As many of you know, in addition to running mvworks I am also the Director of Marketing and Public Relations at New York Live Arts, a non-profit organization formed out of the merger of Dance Theater Workshop and the Bill T. Jones/Arnie Zane Dance Company. Maintaining a balance between creating work and running my own dance company, and promoting hundreds of inspired movement based artists and the institution that supports them has always been challenging. I continue to negotiate and redistribute these scales as necessary because each company gives back in ways that continue to surprise and delight me. Every year I learn more and grow as an artist, an arts administrator, and a person. The past two weeks are a wonderful example of how these worlds complement and compete with each other.
On September 16 New York Live Arts opened it doors with performances of the Bill T. Jones/Arnie Zane Dance Company. To say that it was a gargantuan project to transform into New York Live Arts from Dance Theater Workshop may very well be an understatement, but on Friday night as the lobby hummed with conversation and passersby stopped on the sidewalk wondering what the excitement was all about we had finally arrived. The performances were powerful. And for those of us that acknowledged the beauty of opening the organization with pieces that premiered at Dance Theater Workshop over 30 years ago and had not been seen in New York since, found the evening poignant and elegant.
As part of the opening program Bill T. Jones and Carla Peterson invited artists from throughout the dance community to appear as guest performers in Continuous Replay, a work created by Arnie Zane and reconstructed by Jones. I was lucky enough to be one of the staff members asked to perform. At first I was hesitant. I have worked in that building for over eight years, and never have the administrator artist lines been merged/blurred so clearly. It didn’t help that Continuous Replay begins in the nude (guests are of course permitted to start clothed, but the work is envisioned as a accumulation of movement, space, clothing and more). As I debated what was the most “professional” thing to do as an artist and as an administrator I nearly talked myself out of performing. Thankfully a dear friend encouraged me to just do it for myself, and not as part of any self imposed role. So on Wednesday and Thursday night, Sep 21 and 22 respectively, I found myself backstage getting ready to step onto the stage that I have watched countless numbers of others dance on for years. A privilege I was certain I would never experience.

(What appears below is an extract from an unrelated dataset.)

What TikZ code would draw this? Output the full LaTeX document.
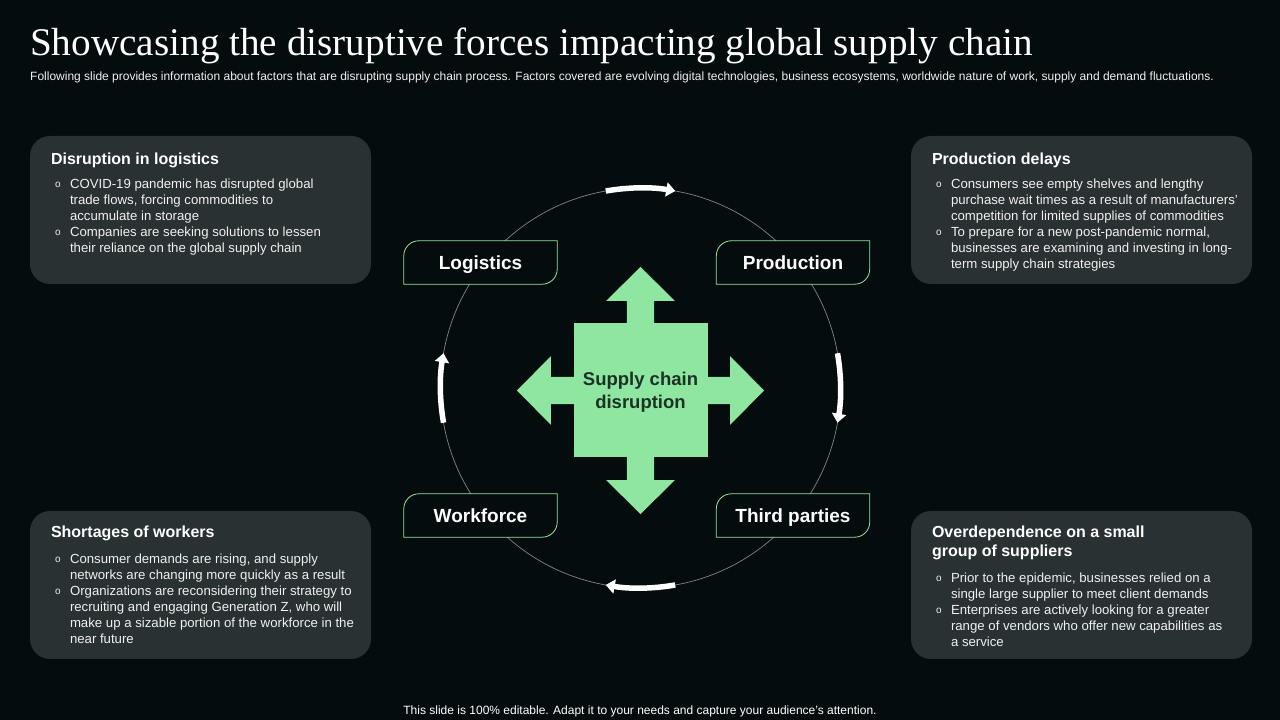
\documentclass[tikz,border=0pt]{standalone}
\usepackage{fontspec}
\setmainfont{Liberation Sans}
\newfontfamily\titlefont{Liberation Serif}
\usepackage{xcolor}
\usepackage{tikz}
\usetikzlibrary{arrows.meta}
\definecolor{slidebg}{HTML}{050C0D}
\definecolor{panelgray}{HTML}{2A3132}
\definecolor{mintgreen}{HTML}{8EE6A1}
\definecolor{ringgray}{HTML}{7D8886}
\definecolor{hubtext}{HTML}{1C3226}
\definecolor{softwhite}{HTML}{F0F0F0}
\newcommand{\bulletmark}{\raisebox{1pt}{\fontsize{10}{10}\selectfont o}}
% outline with only two rounded corners
\newcommand{\tagoutline}[1]{%
  \draw[tagedge] ([yshift=-15pt]#1.north west) arc[start angle=180, end angle=90, radius=15pt]
    -- (#1.north east) -- ([yshift=15pt]#1.south east) arc[start angle=0, end angle=-90, radius=15pt]
    -- (#1.south west) -- cycle;}

\begin{document}
\begin{tikzpicture}[x=1pt, y=1pt,
    panel/.style={fill=panelgray, rounded corners=20pt, minimum width=341pt, minimum height=148pt, inner sep=0pt},
    paneltitle/.style={anchor=base west, inner sep=0pt, text=white, font=\fontsize{16}{19}\selectfont\bfseries},
    bulletlist/.style={anchor=base west, inner sep=0pt, text=softwhite, font=\fontsize{13.2}{16}\selectfont},
    tag/.style={fill=slidebg, minimum width=153pt, minimum height=43pt, inner sep=0pt, text height=13.6pt, text depth=0pt,
                text=white, font=\fontsize{19}{22}\selectfont\bfseries},
    tagedge/.style={draw=mintgreen, line width=0.8pt},
    flow/.style={draw=white, line width=5.5pt, -{Triangle[length=9pt, width=14pt]}},
  ]
  \fill[slidebg] (0,0) rectangle (1280,720);
  \useasboundingbox (0,0) rectangle (1280,720);

  % heading
  \node[anchor=base west, inner sep=0pt, text=white, font=\titlefont\fontsize{39.2}{44}\selectfont] (title) at (30,664)
    {Showcasing the disruptive forces impacting global supply chain};
  \node[anchor=base west, inner sep=0pt, text=softwhite, font=\fontsize{12}{14}\selectfont] (subtitle) at (30,639)
    {Following slide provides information about factors that are disrupting supply chain process. Factors covered are evolving digital technologies, business ecosystems, worldwide nature of work, supply and demand fluctuations.};

  % side panels
  \node[panel] (logpanel) at (200.5,510) {};
  \node[paneltitle] at ([shift={(21,-28.5)}]logpanel.north west) {Disruption in logistics};
  \node[bulletlist] at ([shift={(25,-52.5)}]logpanel.north west) {%
    \begin{tabular}[t]{@{}p{15pt}@{}l@{}}
      \bulletmark & COVID-19 pandemic has disrupted global\\
      & trade flows, forcing commodities to\\
      & accumulate in storage\\
      \bulletmark & Companies are seeking solutions to lessen\\
      & their reliance on the global supply chain
    \end{tabular}};

  \node[panel] (prodpanel) at (1081.5,510) {};
  \node[paneltitle] at ([shift={(21,-28.5)}]prodpanel.north west) {Production delays};
  \node[bulletlist] at ([shift={(25,-52.5)}]prodpanel.north west) {%
    \begin{tabular}[t]{@{}p{15pt}@{}l@{}}
      \bulletmark & Consumers see empty shelves and lengthy\\
      & purchase wait times as a result of manufacturers'\\
      & competition for limited supplies of commodities\\
      \bulletmark & To prepare for a new post-pandemic normal,\\
      & businesses are examining and investing in long-\\
      & term supply chain strategies
    \end{tabular}};

  \node[panel] (workpanel) at (200.5,135) {};
  \node[paneltitle] at ([shift={(21,-26.5)}]workpanel.north west) {Shortages of workers};
  \node[bulletlist] at ([shift={(25,-52.5)}]workpanel.north west) {%
    \begin{tabular}[t]{@{}p{15pt}@{}l@{}}
      \bulletmark & Consumer demands are rising, and supply\\
      & networks are changing more quickly as a result\\
      \bulletmark & Organizations are reconsidering their strategy to\\
      & recruiting and engaging Generation Z, who will\\
      & make up a sizable portion of the workforce in the\\
      & near future
    \end{tabular}};

  \node[panel] (thirdpanel) at (1081.5,135) {};
  \node[paneltitle] at ([shift={(21,-26.5)}]thirdpanel.north west) {%
    \begin{tabular}[t]{@{}l@{}}Overdependence on a small\\group of suppliers\end{tabular}};
  \node[bulletlist] at ([shift={(25,-72)}]thirdpanel.north west) {%
    \begin{tabular}[t]{@{}p{15pt}@{}l@{}}
      \bulletmark & Prior to the epidemic, businesses relied on a\\
      & single large supplier to meet client demands\\
      \bulletmark & Enterprises are actively looking for a greater\\
      & range of vendors who offer new capabilities as\\
      & a service
    \end{tabular}};

  % ring with flow arrows
  \coordinate (ring) at (640.5,332);
  \draw[ringgray, line width=0.7pt] (ring) circle[radius=200];
  \draw[flow] ([shift={(100:200)}]ring) arc[start angle=100, end angle=80, radius=200];
  \draw[flow] ([shift={(10:200)}]ring) arc[start angle=10, end angle=-10, radius=200];
  \draw[flow] ([shift={(-80:200)}]ring) arc[start angle=-80, end angle=-100, radius=200];
  \draw[flow] ([shift={(190:200)}]ring) arc[start angle=190, end angle=170, radius=200];

  % tags on the ring
  \node[tag] (logistics) at (480.5,457.5) {Logistics};
  \node[tag] (production) at (793,457.5) {Production};
  \node[tag] (workforce) at (480.5,204.5) {Workforce};
  \node[tag] (thirdparties) at (793,204.5) {Third parties};
  \tagoutline{logistics}
  \tagoutline{production}
  \tagoutline{workforce}
  \tagoutline{thirdparties}

  % hub with four arrows
  \foreach \ang in {0,90,180,270}
    \fill[mintgreen, rotate around={\ang:(640.5,329.5)}]
      (640.5+66,329.5+13.7) -- (640.5+89.6,329.5+13.7) -- (640.5+89.6,329.5+34.3)
      -- (640.5+123.6,329.5) -- (640.5+89.6,329.5-34.3) -- (640.5+89.6,329.5-13.7)
      -- (640.5+66,329.5-13.7) -- cycle;
  \node[fill=mintgreen, minimum size=134pt, inner sep=0pt, text=hubtext, align=center,
        font=\fontsize{18.5}{23}\selectfont\bfseries] (hub) at (640.5,329.5) {};
  \node[text=hubtext, align=center, inner sep=0pt, font=\fontsize{18.5}{23}\selectfont\bfseries] (hubtitle)
    at ([yshift=-1.5pt]hub.center) {Supply chain\\disruption};

  \node[anchor=base, inner sep=0pt, text=white, font=\fontsize{12}{14}\selectfont] (footer) at (640,5)
    {This slide is 100\% editable. Adapt it to your needs and capture your audience's attention.};
\end{tikzpicture}
\end{document}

The performances were surreal (particularly Thursday when I opted to begin nude with the rest of the performers). Never in my life would I have imagined that not only would I perform on that stage while I still worked for the institution, I would have said that hell would have to frieze over before I showed my derrière. Well, so much for boundaries. I performed nude with the Bill T. Jones/Arnie Zane Dance Company during one of the most debated openings in recent dance history for an institution whose brand and public presence is my responsibility. It still feels like a dream where I wake up feeling silly for even subconsciously thinking it could be possible.
Of course, as life and schedules would have it ,this was also the week mvworks was headed into a three day intensive rehearsal period. On Tuesday, Wednesday and Thursday the company continued to push our current project, Hold my Hand, forward. The piece has shifted dramatically in the past month-and-a-half and during our intensive it continued to ground itself deeper in this new approach. We have let go of many of the previous guiding principles (such as the performers relating to one particular area of the audience) and have found new life in a work that was beginning to feel stymied.
Overlapping of this proportion has never happened, in fact I would say I have tried to avoid it. But the during the week of September 12th and 19th, 2011 all of the barriers came crashing down. I was a dancer, a choreographer, and an administrator and I loved it.